Agora colocamos o filme no mundo. E percebemos que, se o tema da desigualdade de gênero não era parte consciente do nosso processo de escrita, ele está muito presente para aqueles que assistem ao filme. Desde que estreamos o filme em Berlim, constantemente nos perguntam sobre o que queremos dizer com a protagonista mulher, se a decisão da personagem mulher de não querer ter filhos revela uma decisão política, se a disputa de espaço simbolizada pela linha tem o intuito de falar que homem oprime ao demandar ocupar mais espaço.

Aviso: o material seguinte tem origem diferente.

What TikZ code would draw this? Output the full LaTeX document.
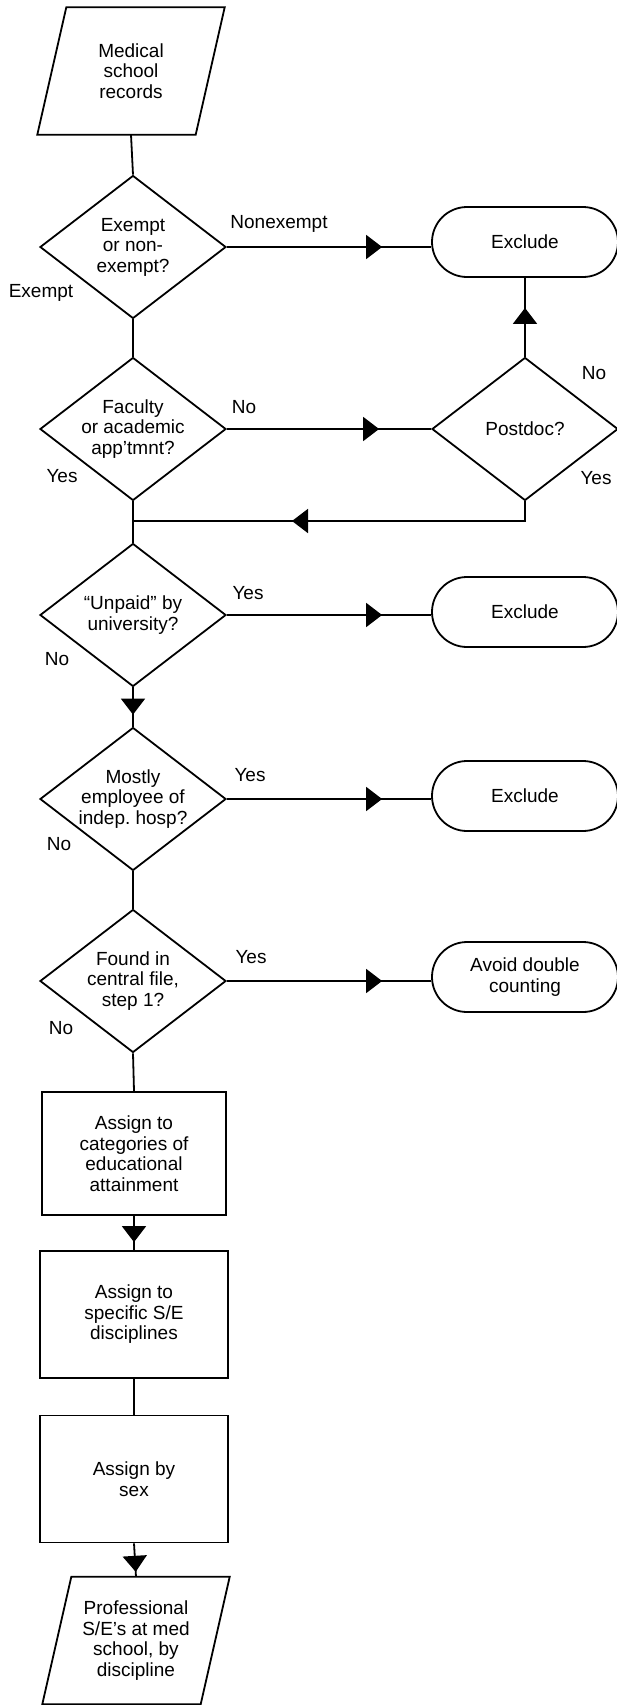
\documentclass[tikz,border=0pt]{standalone}
\usepackage{fontspec}
\setmainfont{Liberation Sans}
\usetikzlibrary{arrows.meta, shapes.geometric, decorations.markings}
\tikzset{every node/.style = {font=\fontsize{19}{20.5}\selectfont, align=center}}
\tikzset{flow/.style = {line width=1.8pt}}
\tikzset{decision/.style = {diamond, draw, flow, inner sep=0pt, shape aspect=1.3, minimum width=186pt, minimum height=143pt}}
\tikzset{process/.style = {rectangle, draw, flow, minimum width=188pt, minimum height=127pt}}
\tikzset{terminal/.style = {rectangle, draw, flow, rounded corners=35pt, minimum width=186pt, minimum height=70pt}}
\tikzset{iotext/.style = {rectangle, minimum width=158pt, minimum height=127pt}}
\tikzset{tipat/.style = {postaction={decorate}, decoration={markings, mark=at position #1 with {\arrow{Triangle[length=16pt,width=24pt]}}}}}

\begin{document}
\begin{tikzpicture}[x=1pt, y=-1pt]
\useasboundingbox (0,0) rectangle (616,1705);
\node [iotext] (src) at (131,71) {Medical\\school\\records};
\draw [flow] ([xshift=14.5pt]src.north west) -- ([xshift=14.5pt]src.north east) -- ([xshift=-14.5pt]src.south east) -- ([xshift=-14.5pt]src.south west) -- cycle;
\node [decision] (exempt) at (133,247) {Exempt\\or non-\\exempt?};
\node [decision] (faculty) at (133,429) {Faculty\\or academic\\app'tmnt?};
\node [decision] (unpaid) at (133,615) {``Unpaid'' by\\university?};
\node [decision] (hosp) at (133,799) {Mostly\\employee of\\indep.\ hosp?};
\node [decision] (central) at (133,981) {Found in\\central file,\\step 1?};
\node [process, minimum width=184pt, minimum height=123pt] (edu) at (134,1153.5) {Assign to\\categories of\\educational\\attainment};
\node [process] (disc) at (134,1314.5) {Assign to\\specific S/E\\disciplines};
\node [process] (sex) at (134,1479) {Assign by\\sex};
\node [iotext] (result) at (136,1640.5) {Professional\\S/E's at med\\school, by\\discipline};
\draw [flow] ([xshift=14.5pt]result.north west) -- ([xshift=14.5pt]result.north east) -- ([xshift=-14.5pt]result.south east) -- ([xshift=-14.5pt]result.south west) -- cycle;
\node [terminal] (excl1) at (525,242) {Exclude};
\node [decision] (postdoc) at (525,429) {Postdoc?};
\node [terminal] (excl2) at (525,612) {Exclude};
\node [terminal] (excl3) at (525,796) {Exclude};
\node [terminal] (double) at (525,977) {Avoid double\\counting};
\coordinate (merge) at (133,521);
\draw [flow] (src.south) -- (exempt.north);
\draw [flow] (exempt.south) -- (faculty.north);
\draw [flow] (faculty.south) -- (unpaid.north);
\draw [flow, tipat=-12pt] (unpaid.south) -- (hosp.north);
\draw [flow] (hosp.south) -- (central.north);
\draw [flow] (central.south) -- (edu.north);
\draw [flow, tipat=-8pt] (edu.south) -- (disc.north);
\draw [flow] (disc.south) -- (sex.north);
\draw [flow, tipat=-5pt] (sex.south) -- (result.north);
\draw [flow, tipat=-49pt] (exempt.east) -- (exempt.east -| excl1.west);
\draw [flow, tipat=-52pt] (faculty.east) -- (postdoc.west);
\draw [flow, tipat=-30pt] (postdoc.north) -- (excl1.south);
\draw [flow, tipat=-159pt] (postdoc.south) |- (merge);
\draw [flow, tipat=-49pt] (unpaid.east) -- (unpaid.east -| excl2.west);
\draw [flow, tipat=-49pt] (hosp.east) -- (hosp.east -| excl3.west);
\draw [flow, tipat=-49pt] (central.east) -- (central.east -| double.west);
\node (lnonexempt) at (279,224) {Nonexempt};
\node (lexempt) at (41,293) {Exempt};
\node (lfacultyno) at (244,407) {No};
\node (lfacultyyes) at (62,476) {Yes};
\node (lpostdocno) at (594,373) {No};
\node (lpostdocyes) at (596,478) {Yes};
\node (lunpaidyes) at (248,593) {Yes};
\node (lunpaidno) at (57,659) {No};
\node (lhospyes) at (250,775) {Yes};
\node (lhospno) at (59,844) {No};
\node (lcentralyes) at (251,957) {Yes};
\node (lcentralno) at (61,1028) {No};
\end{tikzpicture}
\end{document}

Aprendi com quem já assistiu o filme que a escolha de construir uma personagem mulher que está preocupada com o seu trabalho, com a sua carreira, com seu espaço – e também com a sua relação e seus afetos – é sim uma escolha política. Foi então que descobri que apenas 17% dos diretores de cinema no Brasil são mulheres, segundo dados da Ancine. “Pendular” é resultado de uma produção majoritariamente feminina: Matias é um dos poucos homens da equipe principal. Além dele, tínhamos homens na equipe de som (na filmagem e na pós produção). A produtora, a diretora de produção, a fotógrafa, a diretora de arte, a figurinista, a assistente de direção, a coreógrafa, as duas escultoras, as duas editoras. Todas eram mulheres. E essa escolha não foi uma opção conscientemente politica, foi o resultado de um processo natural: escolhemos aqueles e aquelas com quem nos identificávamos.
Ao longo desse processo, e agora ao mostrá-lo, descobri que, ao termos mulheres na equipe, naturalmente a personagem feminina ganhou importância e mais complexidade. Descobri que o gênero estava colocado em todas as relações – as construídas durante a feitura do filme e as que construímos ficcionalmente, dentro do filme – e que a nossa escolha de tratar uma personagem feminina com a maior complexidade que éramos capazes de desenvolver era enfim uma escolha política – e feminista.
PS: Enquanto escrevia esse texto, soube que “Pendular” havia ganho censura de 18 anos por conter cenas de sexo. Segundo o manual de classificação indicativa da Secretaria Nacional de Justiça, é adequado para 16 anos “conteúdos mais violentos ou com conteúdo sexual mais intenso, com cenas de tortura, suicídio, estupro ou nudez total”. Em suma, segundo a lei, um adolescente pode assistir, inclusive, cenas de estupro. No entanto, segundo os que hoje aplicam a lei, esse mesmo adolescente não pode assistir uma cena de amor consensual entre um homem e uma mulher em que os dois desejem estar ali. Por vontade própria. Pelo desejo compartilhado.
*Júlia Murat é diretora de cinema, dirigiu “Dia dos Pais” (2008), “Histórias que só existem quando lembradas” e lança hoje “Pendular”, eleito pelo júri da Fipresci (Federação International de Críticos) como o melhor filme da Panorama, a principal seção paralela do Festival de Berlin.